New RIC Bounds via l_q-minimization with 0<q<=1 in Compressed Sensing

TL;DR

This paper establishes new bounds on restricted isometry constants for l_q-minimization (0<q<=1) in compressed sensing, improving conditions for exact sparse signal recovery.

Contribution

It introduces novel RIC bounds for l_q relaxations, including specific bounds for q=1/2 and q=1, enhancing recovery guarantees over previous results.

Findings

Exact recovery via l_{1/2} and l_1 minimizations under certain RIC bounds.

Derived sufficient conditions for RIC bounds depending on q and sparsity.

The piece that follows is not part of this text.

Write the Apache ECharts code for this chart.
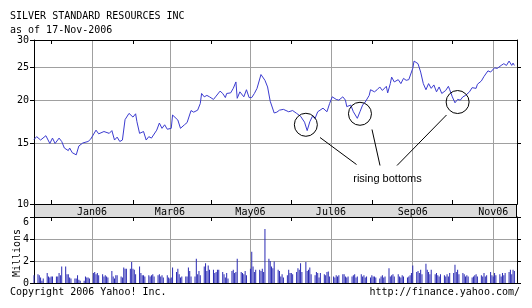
<!DOCTYPE html>
<html><head><meta charset="utf-8">
<script src="https://cdn.jsdelivr.net/npm/echarts@6/dist/echarts.min.js"></script>
<style>html,body{margin:0;padding:0;background:#fff}#c{width:532px;height:308px}</style>
</head><body><div id="c"></div>
<script>
// ---------------- data ----------------
const titleText = 'SILVER STANDARD RESOURCES INC';
const subtitleText = 'as of 17-Nov-2006';
const copyrightText = 'Copyright 2006 Yahoo! Inc.';
const sourceText = 'http://finance.yahoo.com/';
const annotationText = 'rising bottoms';
const volumeAxisName = 'Millions';

const priceDates = [
'2005-11-18','2005-11-20','2005-11-23','2005-11-27','2005-11-30','2005-12-02','2005-12-04','2005-12-07','2005-12-09','2005-12-11','2005-12-14','2005-12-15','2005-12-17','2005-12-20','2005-12-22','2005-12-25','2005-12-29','2005-12-31',
'2006-01-04','2006-01-06','2006-01-10','2006-01-14','2006-01-16','2006-01-18','2006-01-20','2006-01-22','2006-01-24','2006-01-26','2006-01-29','2006-02-01','2006-02-03','2006-02-04','2006-02-06','2006-02-09','2006-02-11','2006-02-13','2006-02-15','2006-02-19','2006-02-21','2006-02-23','2006-02-25','2006-02-27',
'2006-03-02','2006-03-03','2006-03-07','2006-03-09','2006-03-12','2006-03-14','2006-03-17','2006-03-19','2006-03-22','2006-03-24','2006-03-25','2006-03-27','2006-03-29','2006-03-31',
'2006-04-03','2006-04-05','2006-04-08','2006-04-10','2006-04-12','2006-04-13','2006-04-16','2006-04-18','2006-04-20','2006-04-21','2006-04-23','2006-04-26','2006-04-28','2006-04-30',
'2006-05-02','2006-05-04','2006-05-06','2006-05-09','2006-05-12','2006-05-14','2006-05-16','2006-05-19','2006-05-21','2006-05-23','2006-05-26','2006-05-30',
'2006-06-02','2006-06-05','2006-06-08','2006-06-11','2006-06-13','2006-06-15','2006-06-17','2006-06-19','2006-06-21','2006-06-25','2006-06-28','2006-06-30',
'2006-07-02','2006-07-05','2006-07-07','2006-07-10','2006-07-12','2006-07-13','2006-07-16','2006-07-18','2006-07-21','2006-07-23','2006-07-25','2006-07-27','2006-07-30','2006-07-31',
'2006-08-03','2006-08-05','2006-08-07','2006-08-09','2006-08-12','2006-08-13','2006-08-15','2006-08-16','2006-08-18','2006-08-21','2006-08-23','2006-08-25','2006-08-27','2006-08-29',
'2006-09-01','2006-09-02','2006-09-05','2006-09-07','2006-09-09','2006-09-11','2006-09-13','2006-09-15','2006-09-17','2006-09-19','2006-09-21','2006-09-23','2006-09-26','2006-09-28','2006-09-29',
'2006-10-01','2006-10-03','2006-10-05','2006-10-07','2006-10-09','2006-10-11','2006-10-14','2006-10-16','2006-10-19','2006-10-20','2006-10-23','2006-10-25','2006-10-28','2006-10-30',
'2006-11-02','2006-11-04','2006-11-07','2006-11-09','2006-11-11','2006-11-13','2006-11-15','2006-11-16','2006-11-17'
];
const prices = [
15.4,15.7,15.35,15.8,15.0,15.55,15.0,15.55,15.2,14.55,14.3,14.55,14.1,13.9,14.75,15.05,15.2,15.45,
16.4,16.0,16.25,16.05,16.35,15.35,15.65,15.2,15.35,17.6,18.35,17.9,18.3,17.35,16.05,16.25,15.35,15.7,15.55,16.4,17.2,16.6,17.0,16.5,
16.6,18.15,17.55,16.6,17.0,17.25,18.7,18.5,18.75,19.6,20.97,20.5,20.7,20.5,
20.15,20.6,21.3,20.97,20.4,20.97,21.05,21.7,22.65,20.3,21.2,20.5,21.5,20.4,
20.4,20.97,21.7,23.8,22.9,21.9,19.9,18.4,18.5,18.75,18.85,18.55,
18.7,18.35,18.0,17.3,16.35,17.35,18.0,17.75,18.55,19.0,18.55,19.6,
20.5,20.15,20.05,20.5,20.05,19.2,19.4,18.55,17.75,18.55,19.4,19.8,20.7,21.5,
21.2,21.5,21.9,21.4,22.0,21.05,22.4,23.4,22.65,23.0,22.4,23.2,22.9,23.0,
24.8,26.05,25.6,24.2,22.4,21.5,22.4,21.7,22.2,21.2,21.9,20.97,21.4,22.0,21.5,
20.5,19.7,20.15,20.05,20.5,20.7,21.2,21.8,21.7,22.3,22.8,23.5,24.4,24.2,
24.9,24.8,25.3,25.6,25.3,26.05,25.3,25.7,25.3
];

// daily volume (millions), one value per weekday from 2005-11-18 to 2006-11-17
const volumeFirstDay = '2005-11-18';
const volumes = [
0.7,
0.8,0.7,0.5,0.2,0.4, 0.9,0.6,0.5,0.6,0.6, 0.6,0.6,0.9,0.7,1.5, 1.5,0.8,0.8,0.5,0.4,
0.4,0.4,0.7,0.3,0.2, 0.2,0.6,0.5,0.5,0.4, 0.9,1.0,0.8,0.9,0.7, 0.8,0.6,0.7,0.6,0.5,
1.1,0.6,0.4,0.7,0.7, 0.6,0.5,1.4,1.3,1.3, 1.3,1.9,1.3,1.2,0.8, 1.5,0.9,0.7,0.7,0.6,
0.7,0.6,0.7,0.8,0.6, 0.7,0.8,0.6,0.7,0.5, 0.7,0.5,0.4,0.5,1.4, 1.0,1.3,0.8,0.5,0.6,
0.6,0.6,1.4,1.1,0.6, 0.6,2.2,0.8,1.1,0.7, 1.5,1.8,1.1,1.6,1.2, 1.2,0.9,1.0,1.2,1.2,
1.0,0.8,0.5,0.9,0.4, 1.1,1.2,0.9,1.0,2.2, 1.0,0.9,0.8,1.1,0.7, 1.3,2.85,1.5,1.0,1.2,
1.2,1.1,1.3,1.0,4.9, 2.2,2.0,1.5,1.35,1.95, 1.2,1.1,0.6,0.8,0.5, 0.7,1.2,0.9,0.9,0.8,
1.0,1.35,1.2,1.8,1.0, 1.9,1.1,1.2,1.4,0.8, 0.7,1.0,0.9,0.5,0.9, 0.8,0.7,1.0,1.05,0.6,
0.6,0.5,0.7,0.6,0.7, 0.8,0.8,0.6,0.5,0.6, 0.6,0.7,0.8,0.5,0.6, 0.8,0.6,0.7,0.5,0.6,
0.5,0.7,0.6,0.6,0.5, 0.4,0.6,0.7,0.5,0.6, 1.35,0.6,0.7,0.8,0.6, 0.8,0.6,0.5,0.7,0.6,
0.5,0.6,0.7,0.9,1.6, 1.0,1.1,0.9,1.2,0.8, 1.75,1.2,1.0,0.8,1.2, 0.8,0.9,0.7,0.6,0.8,
0.7,0.6,0.8,0.6,0.9, 0.9,1.65,1.0,1.2,0.8, 0.9,0.8,0.6,0.7,0.6, 0.5,0.6,0.7,0.8,0.6,
0.7,0.6,0.9,0.6,0.7, 1.0,0.7,0.6,0.9,0.7, 0.8,0.6,0.9,0.7,0.9, 1.0,1.2,0.8,1.2,1.1
];

const xRange = ['2005-11-18', '2006-11-19'];
const priceTicks = [10, 15, 20, 25, 30];
const priceRightTicks = [15, 20, 25];
const volumeRange = [0, 6];
const volumeStep = 2;
const labelMonths = ['2006-01-01','2006-03-01','2006-05-01','2006-07-01','2006-09-01','2006-11-01'];
const labelTexts = ['Jan06','Mar06','May06','Jul06','Sep06','Nov06'];
const minorMonths = ['2005-12-01','2006-02-01','2006-04-01','2006-06-01','2006-08-01','2006-10-01'];
const bottomDates = ['2006-06-12','2006-07-23','2006-10-05'];
const bottomPrices = [17.0, 18.3, 19.8];

// ---------------- build ----------------
function ts(s) { const p = s.split('-').map(Number); return Date.UTC(p[0], p[1]-1, p[2]); }

const priceData = priceDates.map((d, i) => [ts(d), prices[i]]);
const volumeData = [];
{
  let t = ts(volumeFirstDay);
  let i = 0;
  while (i < volumes.length) {
    const wd = new Date(t).getUTCDay();
    if (wd !== 0 && wd !== 6) { volumeData.push([t, volumes[i]]); i++; }
    t += 86400000;
  }
}
const labelTs = labelMonths.map(ts);
const minorTs = minorMonths.map(ts);
const xMin = ts(xRange[0]), xMax = ts(xRange[1]);

const MONO = 'DejaVu Sans Mono';
const GRID_COLOR = '#a0a0a0';

function dateAxis(extra) {
  return Object.assign({
    type: 'value', min: xMin, max: xMax, scale: true,
    axisLine: { show: true, onZero: false, lineStyle: { color: '#000', width: 1 } },
    axisTick: { show: false },
    axisLabel: { show: false },
    splitLine: { show: false },
    axisPointer: { show: false }
  }, extra);
}
function monthLabel(v) {
  for (let i = 0; i < labelTs.length; i++) { if (Math.abs(labelTs[i] - v) < 86400000) return labelTexts[i]; }
  return '';
}

const chart = echarts.init(document.getElementById('c'), null, { renderer: 'canvas' });
const baseGraphic = [
  { type: 'rect', z: -10, shape: { x: 34.5, y: 204.5, width: 482, height: 13 },
    style: { fill: '#dcdcdc', stroke: '#000', lineWidth: 1 } },
  { type: 'text', left: 10, top: 11, style: { text: titleText, font: '10px "DejaVu Sans Mono"', fill: '#000' } },
  { type: 'text', left: 10, top: 25, style: { text: subtitleText, font: '10px "DejaVu Sans Mono"', fill: '#000' } },
  { type: 'text', left: 10, top: 287, style: { text: copyrightText, font: '10px "DejaVu Sans Mono"', fill: '#000' } },
  { type: 'text', right: 12, top: 287, style: { text: sourceText, font: '10px "DejaVu Sans Mono"', fill: '#000' } },
  { type: 'text', x: 17, y: 253, rotation: Math.PI / 2,
    style: { text: volumeAxisName, font: '10px "DejaVu Sans Mono"', fill: '#000', align: 'center', verticalAlign: 'middle' } }
];
const option = {
  animation: false,
  backgroundColor: '#fff',
  textStyle: { fontFamily: MONO },
  grid: [
    { left: 34, right: 15, top: 40, height: 164, show: false },
    { left: 34, right: 15, top: 217, height: 66, show: false }
  ],
  xAxis: [
    dateAxis({ gridIndex: 0, position: 'bottom',
      axisTick: { show: false, customValues: labelTs },
      axisLabel: { show: true, customValues: labelTs, margin: 3, color: '#000', fontFamily: MONO, fontSize: 10, formatter: monthLabel },
      splitLine: { show: true, lineStyle: { color: GRID_COLOR, width: 1 } } }),
    dateAxis({ gridIndex: 0, position: 'top',
      axisTick: { show: true, inside: true, length: 4, customValues: minorTs, lineStyle: { color: '#000' } } }),
    dateAxis({ gridIndex: 0, position: 'bottom',
      axisTick: { show: true, inside: true, length: 4, customValues: minorTs, lineStyle: { color: '#000' } } }),
    dateAxis({ gridIndex: 1, position: 'bottom',
      axisTick: { show: false, customValues: labelTs },
      splitLine: { show: true, lineStyle: { color: GRID_COLOR, width: 1 } } }),
    dateAxis({ gridIndex: 1, position: 'top',
      axisTick: { show: true, inside: true, length: 4, customValues: minorTs, lineStyle: { color: '#000' } } })
  ],
  yAxis: [
    { gridIndex: 0, type: 'log', min: priceTicks[0], max: priceTicks[priceTicks.length-1], position: 'left',
      axisLine: { show: true, lineStyle: { color: '#000' } },
      axisTick: { show: true, inside: false, length: 4, customValues: priceTicks, lineStyle: { color: '#000' } },
      axisLabel: { customValues: priceTicks, margin: 5, color: '#000', fontFamily: MONO, fontSize: 10,
        formatter: function (v) { return String(Math.round(v)); } },
      splitLine: { show: true, lineStyle: { color: GRID_COLOR, width: 1 } } },
    { gridIndex: 0, type: 'log', min: priceTicks[0], max: priceTicks[priceTicks.length-1], position: 'right',
      axisLine: { show: true, lineStyle: { color: '#000' } },
      axisTick: { show: true, inside: false, length: 4, customValues: priceRightTicks, lineStyle: { color: '#000' } },
      axisLabel: { show: false }, splitLine: { show: false } },
    { gridIndex: 1, type: 'value', min: volumeRange[0], max: volumeRange[1], interval: volumeStep, position: 'left',
      axisLine: { show: true, lineStyle: { color: '#000' } },
      axisTick: { show: true, inside: false, length: 4, lineStyle: { color: '#000' } },
      axisLabel: { margin: 5, color: '#000', fontFamily: MONO, fontSize: 10, verticalAlignMaxLabel: 'top' },
      splitLine: { show: true, lineStyle: { color: GRID_COLOR, width: 1 } } },
    { gridIndex: 1, type: 'value', min: volumeRange[0], max: volumeRange[1], interval: volumeStep, position: 'right',
      axisLine: { show: true, lineStyle: { color: '#000' } },
      axisTick: { show: true, inside: false, length: 4, lineStyle: { color: '#000' } },
      axisLabel: { show: false }, splitLine: { show: false } }
  ],
  series: [
    { type: 'line', xAxisIndex: 0, yAxisIndex: 0, data: priceData, showSymbol: false, symbol: 'none',
      lineStyle: { color: '#3b3bd0', width: 1 }, z: 5, silent: true },
    { type: 'bar', xAxisIndex: 3, yAxisIndex: 2, data: volumeData, barWidth: 1,
      itemStyle: { color: '#2a2ab4' }, silent: true }
  ],
  graphic: baseGraphic
};
chart.setOption(option);

// annotation: circles around the bottoms (anchored in data space), pointer lines and label
const ann = [];
bottomDates.forEach((d, i) => {
  const p = chart.convertToPixel({ xAxisIndex: 0, yAxisIndex: 0 }, [ts(d), bottomPrices[i]]);
  if (p) ann.push({ type: 'circle', z: 100, shape: { cx: p[0], cy: p[1], r: 11.5 },
    style: { fill: 'none', stroke: '#000', lineWidth: 1 } });
});
const pointerLines = [[320, 137.5, 356.5, 164.5], [372, 129.5, 380, 165.5], [446.5, 115, 397, 165.5]];
pointerLines.forEach(l => ann.push({ type: 'line', z: 100, shape: { x1: l[0], y1: l[1], x2: l[2], y2: l[3] },
  style: { stroke: '#000', lineWidth: 1 } }));
ann.push({ type: 'text', z: 100, x: 387.5, y: 178.5,
  style: { text: annotationText, font: '11px "Liberation Sans", Arial, sans-serif', fill: '#000', align: 'center', verticalAlign: 'middle' } });
chart.setOption({ graphic: baseGraphic.concat(ann) });
</script>
</body></html>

Provided explicit RIC bounds for various q values, including q=1/2 and q=1.

Abstract

The restricted isometry constants (RICs) play an important role in exact recovery theory of sparse signals via l_q(0<q<=1) relaxations in compressed sensing. Recently, Cai and Zhang[6] have achieved a sharp bound \delta_tk<\sqrt{1-1/t} for t>=4/3 to guarantee the exact recovery of k sparse signals through the l_1 minimization. This paper aims to establish new RICs bounds via l_q(0<q<=1) relaxation. Based on a key inequality on l_q norm, we show that (i) the exact recovery can be succeeded via l_{1/2} and l_1 minimizations if \delta_tk<\sqrt{1-1/t} for any t>1, (ii)several sufficient conditions can be derived, such as for any 0<q<1/2, \delta_2k<0.5547 when k>=2, for any 1/2<q<1, \delta_2k<0.6782 when k>=1, (iii) the bound on \delta_k is given as well for any 0<q<=1, especially for q=1/2,1, we obtain \delta_k<1/3 when k(>=2) is even or \delta_k<0.3203 when k(>=3) is odd.